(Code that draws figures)
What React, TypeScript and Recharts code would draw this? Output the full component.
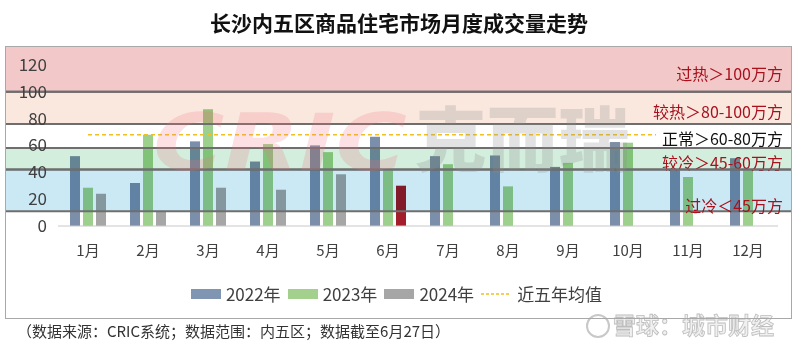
import React from "react";
import { Bar, Cell, ComposedChart, Legend, Line, ReferenceArea, XAxis, YAxis } from "recharts";

const months = ["1月", "2月", "3月", "4月", "5月", "6月", "7月", "8月", "9月", "10月", "11月", "12月"];
const sales2022 = [52, 32, 63, 48, 60, 66.5, 52, 52.5, 44, 62.5, 41.5, 50.5];
const sales2023 = [28.5, 68, 87, 61, 55, 41.5, 46, 29.5, 47, 62, 36.5, 41.5];
const sales2024 = [24, 11, 28.5, 27, 38.5, 30, null, null, null, null, null, null];
const fiveYearAvg = [68, 68, 68, 68, 68, 68, 68, 68, 68, 68, 68, 68];

const yTicks = [0, 20, 40, 60, 80, 100, 120];

// 背景色带（上沿 / 下沿，单位万方）
const bandTops = [134, 100, 76, 58, 42];
const bandBottoms = [100, 76, 58, 42, 11];
const bandLabels = ["过热＞100万方", "较热＞80-100万方", "正常＞60-80万方", "较冷＞45-60万方", "过冷＜45万方"];

const BAND_FILL = ["#f2c8c8", "#fae8df", "#ffffff", "#d3eedd", "#cbe8f5"];
const BAND_TEXT = ["#a8101c", "#a8101c", "#111111", "#a8101c", "#a8101c"];
const BAND_LABEL_UP = [19, 13, 10, 8, 6];

const FRAME_L = 5;
const FRAME_R = 792;
const FONT = '"Noto Sans CJK SC", "Noto Sans", sans-serif';

const data = months.map((m, i) => ({
  month: m,
  y2022: sales2022[i],
  y2023: sales2023[i],
  y2024: sales2024[i],
  avg: fiveYearAvg[i],
}));

const bandShape = (i: number) => (p: any) => {
  const { y, height } = p;
  const bottom = y + height;
  return (
    <g>
      <rect
        x={FRAME_L}
        y={y}
        width={FRAME_R - FRAME_L}
        height={height}
        fill={BAND_FILL[i]}
        style={{ mixBlendMode: "multiply" }}
      />
      {i > 0 && <line x1={FRAME_L} x2={FRAME_R} y1={y} y2={y} stroke="#6e6e6e" strokeWidth={2} />}
      <line x1={FRAME_L} x2={FRAME_R} y1={bottom} y2={bottom} stroke="#6e6e6e" strokeWidth={2} />
      {i === 2 && <rect x={656} y={bottom - BAND_LABEL_UP[i] - 10} width={128} height={20} fill="#ffffff" />}
      <text
        x={783}
        y={bottom - BAND_LABEL_UP[i]}
        textAnchor="end"
        dominantBaseline="central"
        fontSize={16}
        fontFamily={FONT}
        fill={BAND_TEXT[i]}
      >
        {bandLabels[i]}
      </text>
    </g>
  );
};

const legendItems = [
  { label: "2022年", color: "#7f95b2", dash: false },
  { label: "2023年", color: "#a3d18d", dash: false },
  { label: "2024年", color: "#a6a6a6", dash: false },
  { label: "近五年均值", color: "#f0c020", dash: true },
];

const renderLegend = () => (
  <div style={{ display: "flex", justifyContent: "center", alignItems: "center", fontFamily: FONT, fontSize: 17, color: "#404040" }}>
    {legendItems.map((it) => (
      <div key={it.label} style={{ display: "flex", alignItems: "center", marginRight: 7 }}>
        {it.dash ? (
          <svg width={30} height={10} style={{ marginRight: 6 }}>
            <line x1={0} x2={30} y1={5} y2={5} stroke={it.color} strokeWidth={1.5} strokeDasharray="3 2" />
          </svg>
        ) : (
          <div style={{ width: 30, height: 10, background: it.color, marginRight: 5 }} />
        )}
        <span>{it.label}</span>
      </div>
    ))}
  </div>
);

export default function App() {
  return (
    <div style={{ position: "absolute", left: 0, top: 0, width: 800, height: 353, background: "#ffffff", fontFamily: FONT, overflow: "hidden" }}>
      <div style={{ position: "absolute", left: 0, top: 7, width: 798, textAlign: "center", fontSize: 21, fontWeight: 700, color: "#111" }}>
        长沙内五区商品住宅市场月度成交量走势
      </div>
      <div style={{ position: "absolute", left: 0, top: 0 }}>
        <ComposedChart
          width={800}
          height={353}
          data={data}
          margin={{ top: 46, right: 22, bottom: 72, left: 0 }}
          barCategoryGap="20%"
          barGap={3}
        >
          <XAxis
            dataKey="month"
            tickLine={false}
            tickSize={0}
            tickMargin={19}
            height={30}
            axisLine={{ stroke: "#c8c8c8" }}
            tick={{ fontSize: 15, fill: "#404040", fontFamily: FONT }}
          />
          <YAxis
            domain={[0, 134]}
            ticks={yTicks}
            width={58}
            axisLine={false}
            tickLine={false}
            tickSize={0}
            tickMargin={11}
            allowDataOverflow
            tick={{ fontSize: 17, fill: "#404040", fontFamily: FONT }}
          />
          <Bar dataKey="y2022" fill="#7b8fab" isAnimationActive={false} />
          <Bar dataKey="y2023" fill="#9cd08c" isAnimationActive={false} />
          <Bar dataKey="y2024" fill="#a6a6a6" isAnimationActive={false}>
            {data.map((d, i) => (
              <Cell key={d.month} fill={i === 5 ? "#a31d2a" : "#a6a6a6"} />
            ))}
          </Bar>
          <Line
            dataKey="avg"
            stroke="#f0c020"
            strokeWidth={1.5}
            strokeDasharray="4 3"
            dot={false}
            activeDot={false}
            isAnimationActive={false}
          />
          {bandTops.map((top, i) => (
            <ReferenceArea key={bandLabels[i]} y1={bandBottoms[i]} y2={top} shape={bandShape(i)} zIndex={1000} />
          ))}
          <Legend content={renderLegend} wrapperStyle={{ position: "absolute", top: 281, left: 0, width: 800 }} />
        </ComposedChart>
      </div>
      {/* CRIC 水印 */}
      <svg width={800} height={353} style={{ position: "absolute", left: 0, top: 0, pointerEvents: "none" }}>
        <text x={153} y={170} fontSize={78} fontWeight={900} fontStyle="italic" fontFamily="DejaVu Sans" textLength={254} lengthAdjust="spacingAndGlyphs" fill="#f07080" fillOpacity={0.22}>
          CRIC
        </text>
        <text x={415} y={166} fontSize={70} fontWeight={900} fontFamily={FONT} textLength={215} lengthAdjust="spacingAndGlyphs" fill="#8a8a8a" fillOpacity={0.25}>
          克而瑞
        </text>
        <circle cx={598} cy={326} r={11} fill="none" stroke="#c8c8c8" strokeWidth={2} />
        <text x={613} y={334} fontSize={23} fontFamily={FONT} fontWeight={700} fill="#f0f0f0" stroke="#bdbdbd" strokeWidth={0.8}>
          雪球：城市财经
        </text>
      </svg>
      <div style={{ position: "absolute", left: FRAME_L, top: 46, width: FRAME_R - FRAME_L, height: 273, border: "1px solid #a8a8a8", boxSizing: "border-box", pointerEvents: "none" }} />
      <div style={{ position: "absolute", left: 17, top: 320, fontSize: 15, color: "#333" }}>
        （数据来源：CRIC系统；数据范围：内五区；数据截至6月27日）
      </div>
    </div>
  );
}
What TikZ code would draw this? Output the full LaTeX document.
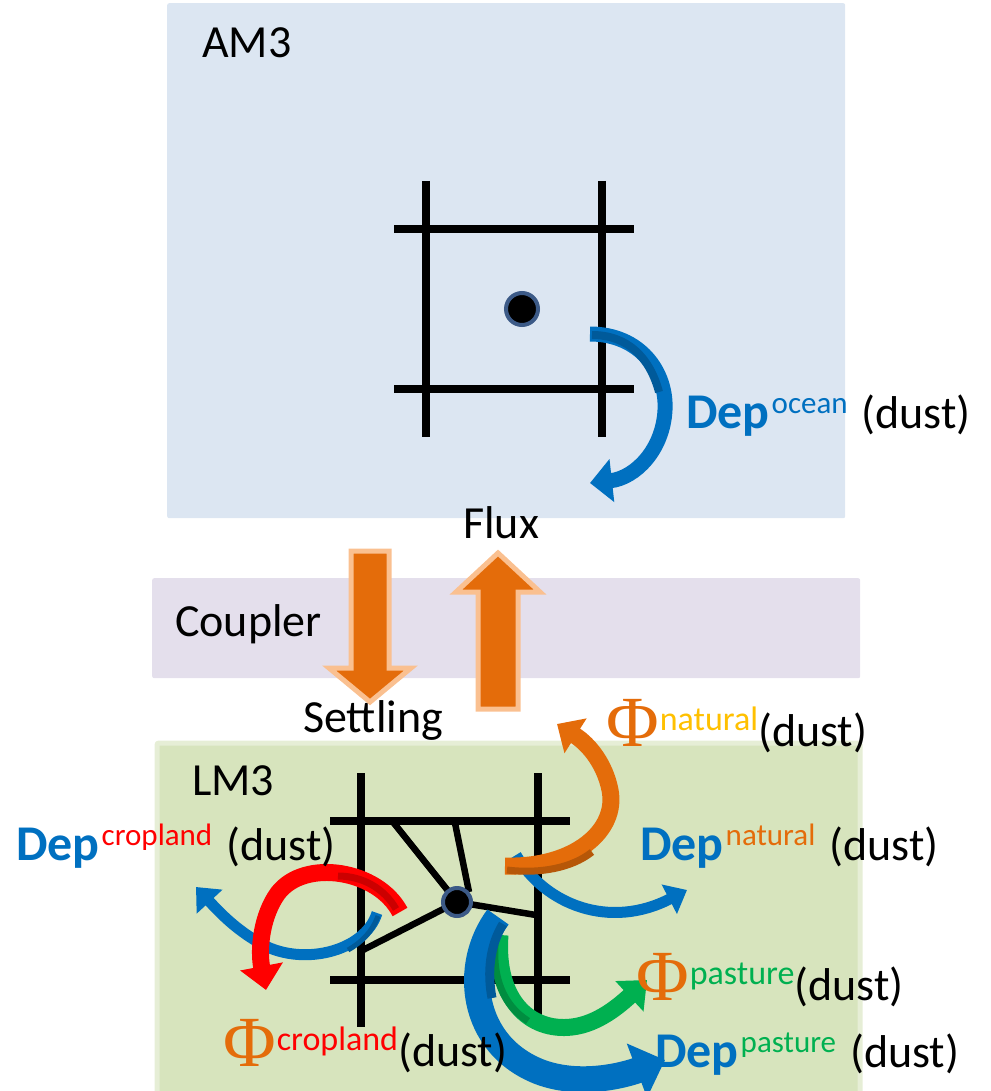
\documentclass[tikz,border=0pt]{standalone}
\usepackage{fontspec}
\setmainfont{Carlito}
\newfontfamily\phifont{Liberation Serif}
\usetikzlibrary{arrows.meta}
\definecolor{am3bg}{HTML}{DCE6F2}
\definecolor{cplbg}{HTML}{E4DFEC}
\definecolor{lm3bg}{HTML}{D7E4BD}
\definecolor{lm3edge}{HTML}{E6EED6}
\definecolor{depblue}{HTML}{0070C0}
\definecolor{darkblue}{HTML}{005A9A}
\definecolor{orng}{HTML}{E46C0A}
\definecolor{darkorng}{HTML}{B65708}
\definecolor{orngline}{HTML}{FAC090}
\definecolor{crpred}{HTML}{FF0000}
\definecolor{darkred}{HTML}{CC0000}
\definecolor{natyel}{HTML}{FFC000}
\definecolor{pasgrn}{HTML}{00B050}
\definecolor{darkgrn}{HTML}{008D40}
\definecolor{dotring}{HTML}{3C5A87}
\newcommand\DepSup[2]{{\fontsize{50}{50}\selectfont\bfseries\color{depblue}Dep}\kern2pt\raisebox{15pt}{\fontsize{31}{31}\selectfont\color{#1}#2}}
\newcommand\PhiSup[2]{{\phifont\fontsize{72}{72}\selectfont\color{orng}Φ}\kern1pt\raisebox{16pt}{\fontsize{34}{34}\selectfont\color{#1}#2}}
\begin{document}
\begin{tikzpicture}[x=1pt,y=-1pt,
  lbl/.style={inner sep=0pt, anchor=base west, font=\fontsize{46}{50}\selectfont},
  panel/.style={inner sep=0pt, anchor=north west, rounded corners=2pt},
  gridline/.style={line width=8pt, black},
  meshline/.style={line width=6.5pt, black},
  blockarrow/.style={fill=orng, draw=orngline, line width=5pt, line join=miter},
  cell/.style={circle, fill=black, draw=dotring, line width=4pt, inner sep=0pt},
  carrow/.style={line cap=butt},
  shade/.style={line cap=butt}]
\useasboundingbox (0,0) rectangle (990,1091);
\clip (0,0) rectangle (990,1091);
% panels
\node[panel, fill=am3bg, minimum width=678pt, minimum height=515pt] (am3) at (167,3) {};
\node[panel, fill=cplbg, minimum width=708pt, minimum height=100pt] (cpl) at (152,578) {};
\node[panel, fill=lm3bg, draw=lm3edge, line width=5pt, minimum width=703pt, minimum height=380pt] (lm3) at (154.5,740.5) {};
% panel titles
\node[lbl] (am3t) at (202,58) {AM3};
\node[lbl] (cplt) at (175,636) {Coupler};
\node[lbl] (lm3t) at (192,795) {LM3};
\node[lbl] (flux) at (463,538) {Flux};
\node[lbl] (settl) at (303,732) {Settling};
% block arrows
\draw[blockarrow] (351,551) -- (389,551) -- (389,668) -- (411,668) -- (370,702) -- (329,668) -- (351,668) -- cycle;
\draw[blockarrow] (478,709) -- (518,709) -- (518,592) -- (540,592) -- (498,553) -- (456,592) -- (478,592) -- cycle;
% top grid
\draw[gridline] (426,181) -- (426,437);
\draw[gridline] (602,181) -- (602,437);
\draw[gridline] (394,229) -- (634,229);
\draw[gridline] (394,389) -- (634,389);
\node[cell, minimum size=32pt] (adot) at (522,309) {};
% ocean deposition arrow
\draw[carrow, line width=15pt, depblue, -{Triangle[width=42pt,length=22pt]}] (590,334) .. controls (640,334) and (667,372) .. (665,410) .. controls (663,450) and (635,478) .. (590,483);
\draw[shade, line width=8pt, darkblue] (592,335) .. controls (628,335) and (650,358) .. (659,392);
\node[lbl] (docean) at (686,428) {\DepSup{depblue}{ocean}\hspace{14pt}(dust)};
% bottom grid
\draw[gridline] (361,773) -- (361,1027);
\draw[gridline] (538,773) -- (538,1027);
\draw[gridline] (330,821) -- (570,821);
\draw[gridline] (330,980) -- (570,980);
\coordinate (m1) at (393,822);
\coordinate (m2) at (455,823);
\coordinate (m3) at (363,950);
\coordinate (m4) at (536,915);
\coordinate (ldotc) at (457,902);
\draw[meshline] (m1) -- (ldotc);
\draw[meshline] (m2) -- (469,892);
\draw[meshline] (m3) -- (ldotc);
\draw[meshline] (ldotc) -- (m4);
\node[cell, minimum size=28pt] (ldot) at (ldotc) {};
% curved arrows, land
\draw[carrow, line width=11pt, depblue, -{Triangle[width=34pt,length=20pt]}] (377,913) .. controls (365,952) and (300,968) .. (258,942) .. controls (236,929) and (222,915) .. (196,887);
\draw[shade, line width=5pt, darkblue] (378,916) .. controls (372,932) and (362,942) .. (348,950);
\draw[carrow, line width=17pt, crpred, -{Triangle[width=42pt,length=24pt]}] (400,912) .. controls (378,870) and (305,858) .. (278,893) .. controls (262,915) and (258,948) .. (266,990);
\draw[shade, line width=7pt, darkred] (396,909) .. controls (384,888) and (362,876) .. (338,876);
\draw[carrow, line width=11pt, depblue, -{Triangle[width=32pt,length=20pt]}] (516,855) .. controls (545,905) and (610,930) .. (687,890);
\draw[carrow, line width=17pt, orng, -{Triangle[width=40pt,length=22pt]}] (505,866) .. controls (575,868) and (618,830) .. (610,790) .. controls (605,765) and (590,745) .. (557,724);
\draw[shade, line width=7pt, darkorng] (507,870) .. controls (540,874) and (572,868) .. (592,852);
\draw[carrow, line width=17pt, pasgrn, -{Triangle[width=40pt,length=24pt]}] (500,935) .. controls (495,1000) and (530,1032) .. (572,1027) .. controls (598,1024) and (620,1005) .. (647,980);
\draw[shade, line width=7pt, darkgrn] (495,945) .. controls (493,978) and (503,1005) .. (528,1021);
\draw[carrow, line width=26pt, depblue, -{Triangle[width=56pt,length=30pt]}] (498,917) .. controls (462,965) and (470,1045) .. (540,1072) .. controls (580,1087) and (625,1075) .. (665,1060);
\draw[shade, line width=9pt, darkblue] (503,924) .. controls (490,945) and (487,972) .. (492,998);
% land labels
\node[lbl] (pnat) at (606,746) {\PhiSup{natyel}{natural}(dust)};
\node[lbl] (dnat) at (640,860) {\DepSup{orng}{natural}\hspace{14pt}(dust)};
\node[lbl] (dcrop) at (16,860) {\DepSup{crpred}{cropland}\hspace{14pt}(dust)};
\node[lbl] (ppas) at (636,1000) {\PhiSup{pasgrn}{pasture}(dust)};
\node[lbl] (dpas) at (655,1067) {\DepSup{pasgrn}{pasture}\hspace{14pt}(dust)};
\node[lbl] (pcrop) at (223,1066) {\PhiSup{crpred}{cropland}(dust)};
\end{tikzpicture}
\end{document}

Problem.
Look at the listing and set down only the lines from its start through the line with "ReferenceArea, XAxis, YAxis", word for word and without pictures.

Response for this exercise.
What React, TypeScript and Recharts code would draw this? Output the full component.
import React from "react";
import { Bar, Cell, ComposedChart, Legend, Line, ReferenceArea, XAxis, YAxis } from "recharts";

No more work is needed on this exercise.